The iconic catchphrase, which the Las Vegas Convention and Visitors Authority’s R & R Partners advertising arm bought for a buck from the LVCVA 15 years ago, took its first hit back in October, following the horrific shooting of hundreds of innocent victims from the Mandalay Bay’s 32nd floor, which left 58 dead. Temporarily retired for a much more sanguine campaign, the WHHSH slogan was back by January, 2018.

Shining Light on Misdeeds

But now, in the wake of Steve Wynn’s scandalous withdrawal from the company he founded 16 years ago — which itself follows on the heels of so many other high-profile men in industry, entertainment, and politics who have taken a fall in the past year or so for alleged sexual misconduct — the campaign may once more be in jeopardy.

Hinting as it does at naughty misdeeds, including those of a sexual nature, it may be that the #MeToo backlash movement and its fallout could drive WHHSH straight down the drain. At the very least, Las Vegas branding experts want to make sure that WHHSH isn’t misconstrued as a message that in any way endorses behavior with a menacing edge.

R & R Partners’s principal Billy Vassiliadis told the Las Vegas Review-Journal that consumers’ responses to the phrase are constantly being monitored. “It is not a message of naughtiness. It is a message of personal freedom and personal choice,” Vassiliadis stated.

Mixed Messages

While Vassiliadis contends that WHHSH isn’t an endorsement of bad behavior, numerous LVCVA ads have seemed to highlight the ambiance that puts the “sin” in Sin City.

From a woman who leaves her husband at the check-in desk, only to have him arrange a “down-low” escapade with another man, to the wife who returns with just sketches of her Las Vegas vacation to prevent her husband from seeing what really happened, the campaign has always hinged on a “you can get away with behavior that wouldn’t fly at home” vibe.

Experts say that’s ok, within reason.

“It is okay to be sexy. What is not okay is to suggest even unintentionally that this is a place where you can behave badly and not have repercussions,” marketing pro Deb Gabor told the R-J last week.

Gabor concluded that in the wake of widespread sexual assault and harassment allegations against a wide swath of top-shelf moguls and politicians, which began with Hollywood mogul Harvey Weinstein’s fall from grace, any sort of message that might hint at the endorsement of bad behavior may no longer be appropriate.

Steve Wynn scandal Las Vegas marketing
A 2013 LVCVA ad in response to the National Security Agency teaming with tech companies to potentially spy on users seemed to suggest that what happens in Las Vegas is none of anyone else’s business. (Image: Twitter)

“If you asked me a year ago, I would say yes, the slogan is appropriate and relevant. But the dialogue that takes place today is totally, totally different,” she noted.

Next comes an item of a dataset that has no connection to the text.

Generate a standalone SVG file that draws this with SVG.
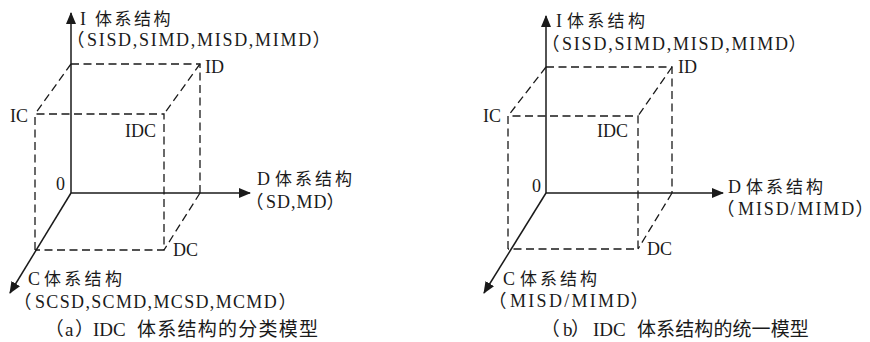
<svg xmlns="http://www.w3.org/2000/svg" width="870" height="342" viewBox="0 0 870 342">
<style>
.ax{stroke:#1a1a1a;stroke-width:1.5;fill:none}
.cube{stroke:#1a1a1a;stroke-width:1.3;fill:none;stroke-dasharray:8 4.5}
text{font-family:"Liberation Serif",serif;font-size:18px;fill:#1a1a1a}
.c{font-family:"Noto Sans CJK SC",sans-serif;font-size:17px}
.p{font-family:"Noto Sans CJK SC",sans-serif;font-size:18px}
.cap{font-size:19px}
.cap .c,.cap .p{font-size:19px}
</style>
<defs>
<marker id="arr" viewBox="0 0 12 10" refX="11" refY="5" markerWidth="12" markerHeight="10" markerUnits="userSpaceOnUse" orient="auto">
<path d="M0,0 L12,5 L0,10 Z" fill="#1a1a1a"/>
</marker>
</defs>
<rect width="870" height="342" fill="#fff"/>

<g id="panel-a">
<g id="a-connectors">
<line class="ax" x1="71" y1="193" x2="71" y2="13" marker-end="url(#arr)"/>
<line class="ax" x1="71" y1="193" x2="250" y2="193" marker-end="url(#arr)"/>
<line class="ax" x1="71" y1="193" x2="10" y2="293" marker-end="url(#arr)"/>
</g>
<g id="a-cube">
<path class="cube" d="M71,64 H200 V193"/>
<path class="cube" d="M71,64 L35,114"/>
<path class="cube" d="M200,64 L164,114"/>
<path class="cube" d="M200,193 L164,250"/>
<path class="cube" d="M35,250 V114 H164 V250 H35"/>
</g>
<g id="a-labels">
<text y="25"><tspan x="80">I</tspan><tspan class="c" x="95" letter-spacing="2.5">体系结构</tspan></text>
<text y="46"><tspan class="p" x="66.5">（</tspan><tspan x="87" letter-spacing="1.7">SISD,SIMD,MISD,MIMD</tspan><tspan class="p" x="312.5">）</tspan></text>
<text x="205" y="73">ID</text>
<text x="10" y="122">IC</text>
<text x="125" y="137">IDC</text>
<text x="56" y="190">0</text>
<text y="185"><tspan x="257">D</tspan><tspan class="c" x="275" letter-spacing="3">体系结构</tspan></text>
<text y="208"><tspan class="p" x="245.5">（</tspan><tspan x="266" letter-spacing="1">SD,MD</tspan><tspan class="p" x="326.5">）</tspan></text>
<text x="173" y="256">DC</text>
<text y="285"><tspan x="28">C</tspan><tspan class="c" x="44" letter-spacing="3.3">体系结构</tspan></text>
<text y="308"><tspan class="p" x="13.5">（</tspan><tspan x="35" letter-spacing="1.34">SCSD,SCMD,MCSD,MCMD</tspan><tspan class="p" x="278.5">）</tspan></text>
<text class="cap" y="336"><tspan class="p" x="44.8">（</tspan><tspan x="65">a</tspan><tspan class="p" x="75">）</tspan><tspan x="93">IDC</tspan><tspan class="c" x="137" letter-spacing="1.25">体系结构的分类模型</tspan></text>
</g>
</g>

<g id="panel-b">
<g id="b-connectors">
<line class="ax" x1="546" y1="193" x2="546" y2="16" marker-end="url(#arr)"/>
<line class="ax" x1="546" y1="193" x2="723" y2="193" marker-end="url(#arr)"/>
<line class="ax" x1="546" y1="193" x2="484" y2="293" marker-end="url(#arr)"/>
</g>
<g id="b-cube">
<path class="cube" d="M546,67 H672 V193"/>
<path class="cube" d="M546,67 L508,116"/>
<path class="cube" d="M672,67 L638,116"/>
<path class="cube" d="M672,193 L638,249"/>
<path class="cube" d="M508,249 V116 H638 V249 H508"/>
</g>
<g id="b-labels">
<text y="27"><tspan x="556">I</tspan><tspan class="c" x="567" letter-spacing="3.3">体系结构</tspan></text>
<text y="50"><tspan class="p" x="541.5">（</tspan><tspan x="562" letter-spacing="1.8">SISD,SIMD,MISD,MIMD</tspan><tspan class="p" x="788.5">）</tspan></text>
<text x="678" y="73">ID</text>
<text x="483" y="122">IC</text>
<text x="597" y="137">IDC</text>
<text x="532" y="192">0</text>
<text y="193"><tspan x="728">D</tspan><tspan class="c" x="746" letter-spacing="3">体系结构</tspan></text>
<text y="215"><tspan class="p" x="716.5">（</tspan><tspan x="738" letter-spacing="1.9">MISD/MIMD</tspan><tspan class="p" x="855.5">）</tspan></text>
<text x="647" y="255">DC</text>
<text y="285"><tspan x="503">C</tspan><tspan class="c" x="520" letter-spacing="3">体系结构</tspan></text>
<text y="307"><tspan class="p" x="488.5">（</tspan><tspan x="510" letter-spacing="2.3">MISD/MIMD</tspan><tspan class="p" x="630.5">）</tspan></text>
<text class="cap" y="336"><tspan class="p" x="540.8">（</tspan><tspan x="563">b</tspan><tspan class="p" x="571">）</tspan><tspan x="593">IDC</tspan><tspan class="c" x="637" letter-spacing="0.1">体系结构的统一模型</tspan></text>
</g>
</g>
</svg>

But Vassiliadis determined after the Mandalay Bay October 1 shooting that visitors did not want a change.

“My creatives would love to do something different, something new,” Vassiliadis revealed. “But every time we go out to test any new creative messaging, people ask, ‘What happened to ‘What happens in Vegas, stays in Vegas?’ That’s what we love.'”

 “What Happens Here, Stays Here” has received widespread industry praise as well, since its introduction 15 years ago. In 2011, the slogan was inducted into the Madison Avenue Advertising Walk of Fame.